:: Material ::

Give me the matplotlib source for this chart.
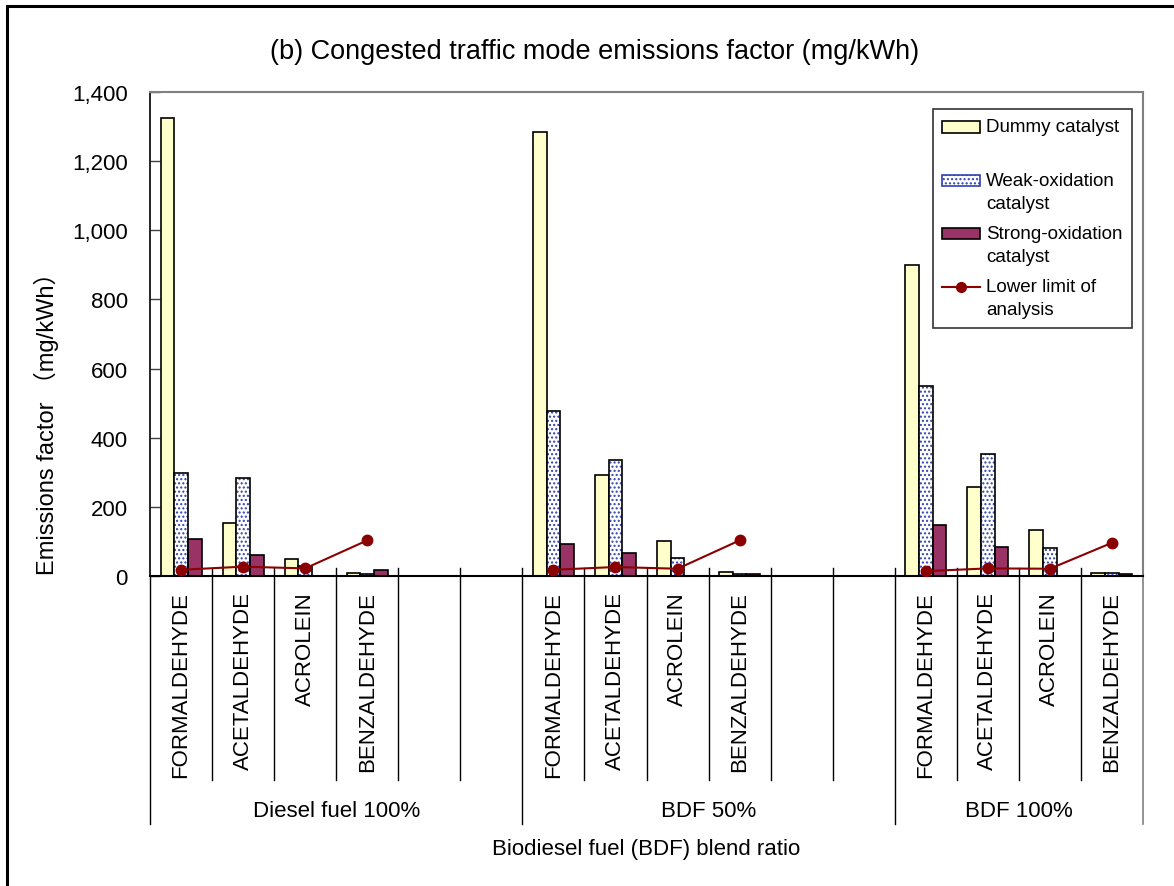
import matplotlib
matplotlib.use("Agg")
import matplotlib.pyplot as plt
from matplotlib.patches import Rectangle
from matplotlib.lines import Line2D
from matplotlib.legend_handler import HandlerPatch, HandlerLine2D
from matplotlib.ticker import FuncFormatter
import numpy as np

plt.rcParams['font.family'] = ['Liberation Sans', 'Noto Sans CJK JP', 'DejaVu Sans']
plt.rcParams['hatch.linewidth'] = 1.0

# ---------------- data ----------------
compounds = ["FORMALDEHYDE", "ACETALDEHYDE", "ACROLEIN", "BENZALDEHYDE"]
groups = ["Diesel fuel 100%", "BDF 50%", "BDF 100%"]
series_names = ["Dummy catalyst\n ", "Weak-oxidation\ncatalyst", "Strong-oxidation\ncatalyst",
                "Lower limit of\nanalysis"]
dummy = [[1325, 154, 48, 8], [1284, 293, 102, 12], [900, 256, 133, 10]]
weak = [[297, 283, 30, 5], [476, 335, 53, 7], [551, 354, 81, 10]]
strong = [[106, 62, 0, 17], [94, 66, 0, 7], [147, 85, 0, 5]]
lower_limit = [[18, 27, 22, 103], [18, 26, 21, 103], [14, 22, 21, 96]]
y_ticks = [0, 200, 400, 600, 800, 1000, 1200, 1400]

title = "(b) Congested traffic mode emissions factor (mg/kWh)"
ylabel = "Emissions factor （mg/kWh）"
xlabel = "Biodiesel fuel (BDF) blend ratio"

# ---------------- layout ----------------
W, H = 1174, 887
fig = plt.figure(figsize=(W / 100, H / 100), dpi=100)
L, R, T, B = 150, 1143, 93, 577
ax = fig.add_axes([L / W, 1 - B / H, (R - L) / W, (B - T) / H])

group_start = [0, 6, 12]
n_slots = 16
bw = 0.22
c_dummy = "#FFFFCC"
c_strong = "#993366"
c_dot = "#3040B0"
c_line = "#8B0000"

for g, start in enumerate(group_start):
    x = np.arange(len(compounds)) + start + 0.5
    ax.bar(x - bw, dummy[g], bw, color=c_dummy, edgecolor="black", linewidth=1.2, zorder=2)
    ax.bar(x, weak[g], bw, color="white", edgecolor=c_dot, hatch="....", linewidth=0, zorder=2)
    ax.bar(x, weak[g], bw, fill=False, edgecolor="black", linewidth=1.2, zorder=2.1)
    ax.bar(x + bw, strong[g], bw, color=c_strong, edgecolor="black", linewidth=1.2, zorder=2)
    ax.plot(x, lower_limit[g], color=c_line, marker="o", markersize=7.5, linewidth=1.5, zorder=3)

ax.set_xlim(0, n_slots)
ax.set_ylim(0, 1400)
ax.set_yticks(y_ticks)
ax.yaxis.set_major_formatter(FuncFormatter(lambda v, p: f"{int(v):,}"))
ax.tick_params(axis="y", direction="in", length=7, width=1, pad=16, labelsize=16, color="#404040")
ax.set_xticks([])

for s in ["top", "right"]:
    ax.spines[s].set_color("#808080")
    ax.spines[s].set_linewidth(1.5)
ax.spines["left"].set_color("black")
ax.spines["bottom"].set_color("black")
ax.spines["left"].set_linewidth(1.2)
ax.spines["bottom"].set_linewidth(1.5)

# category separators and labels
px = 1.0 / (B - T)  # one pixel in axes fraction
trans = ax.get_xaxis_transform()
group_bounds = set(group_start) | {n_slots}
for b in range(0, n_slots + 1):
    if b in group_bounds:
        y0, y1 = 8 * px, -248 * px
    else:
        y0, y1 = 8 * px, -204 * px
    if b == 0:
        y0 = 0
    col = "#808080" if b == n_slots else "black"
    ax.plot([b, b], [y0, y1], transform=trans, color=col, lw=1.2 if b == n_slots else 1.0,
            clip_on=False, zorder=1)

for g, start in enumerate(group_start):
    for i, name in enumerate(compounds):
        ax.text(start + i + 0.5, -15 * px, name, transform=trans, rotation=90,
                ha="center", va="top", fontsize=16)

group_centers = [3, 9, 14]
for g, name in enumerate(groups):
    ax.text(group_centers[g], -235 * px, name, transform=trans, ha="center", va="center",
            fontsize=16)

fig.text(646.5 / W, 1 - 850 / H, xlabel, ha="center", va="center", fontsize=16)
fig.text(595 / W, 1 - 52 / H, title, ha="center", va="center", fontsize=19.5)
fig.text(46 / W, 1 - 418 / H, ylabel, ha="center", va="center", rotation=90, fontsize=17)

# legend with handles aligned to the first text line
LEG_FS = 13.5
LINESP = 1.45
SHIFT = 0.5 * LINESP * LEG_FS * 0.83


def top_patch(legend, orig_handle, xdescent, ydescent, width, height, fontsize):
    return Rectangle((-xdescent, -ydescent + SHIFT), width, height)


class TopLine(HandlerLine2D):
    def create_artists(self, legend, orig_handle, xdescent, ydescent, width, height,
                       fontsize, trans):
        arts = super().create_artists(legend, orig_handle, xdescent, ydescent, width,
                                      height, fontsize, trans)
        for a in arts:
            a.set_ydata(np.asarray(a.get_ydata()) + SHIFT)
        return arts


h_dummy = Rectangle((0, 0), 1, 1, facecolor=c_dummy, edgecolor="black", linewidth=1.2)
h_weak = Rectangle((0, 0), 1, 1, facecolor="white", edgecolor=c_dot, hatch="....", linewidth=1.2)
h_strong = Rectangle((0, 0), 1, 1, facecolor=c_strong, edgecolor="black", linewidth=1.2)
h_line = Line2D([], [], color=c_line, marker="o", markersize=7, linewidth=1.5)
hp = HandlerPatch(patch_func=top_patch)
leg = fig.legend([h_dummy, h_weak, h_strong, h_line], series_names,
                 handler_map={Rectangle: hp, Line2D: TopLine()},
                 loc="upper right", bbox_to_anchor=(1132 / W, 1 - 110 / H),
                 bbox_transform=fig.transFigure, frameon=True, fancybox=False, fontsize=LEG_FS,
                 handlelength=2.0, handleheight=0.55, handletextpad=0.35, labelspacing=0.72,
                 borderpad=0.5, borderaxespad=0)
for t in leg.get_texts():
    t.set_linespacing(LINESP)
leg.get_frame().set_edgecolor("black")
leg.get_frame().set_linewidth(1.2)

# outer frame
fig.add_artist(Rectangle((7 / W, -0.05), 1.2, 1 - 7 / H + 0.05, transform=fig.transFigure,
                         fill=False, edgecolor="black", linewidth=2.2))

fig.savefig("out.png", dpi=100)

:::

Skip the pictures, please, and transcribe only the lines from the beginning of the material through the one that contains "plt.rcParams['hatch.linewidth'] = 1.0".

▶ **Written solution**:
Give me the matplotlib source for this chart.
import matplotlib
matplotlib.use("Agg")
import matplotlib.pyplot as plt
from matplotlib.patches import Rectangle
from matplotlib.lines import Line2D
from matplotlib.legend_handler import HandlerPatch, HandlerLine2D
from matplotlib.ticker import FuncFormatter
import numpy as np

plt.rcParams['font.family'] = ['Liberation Sans', 'Noto Sans CJK JP', 'DejaVu Sans']
plt.rcParams['hatch.linewidth'] = 1.0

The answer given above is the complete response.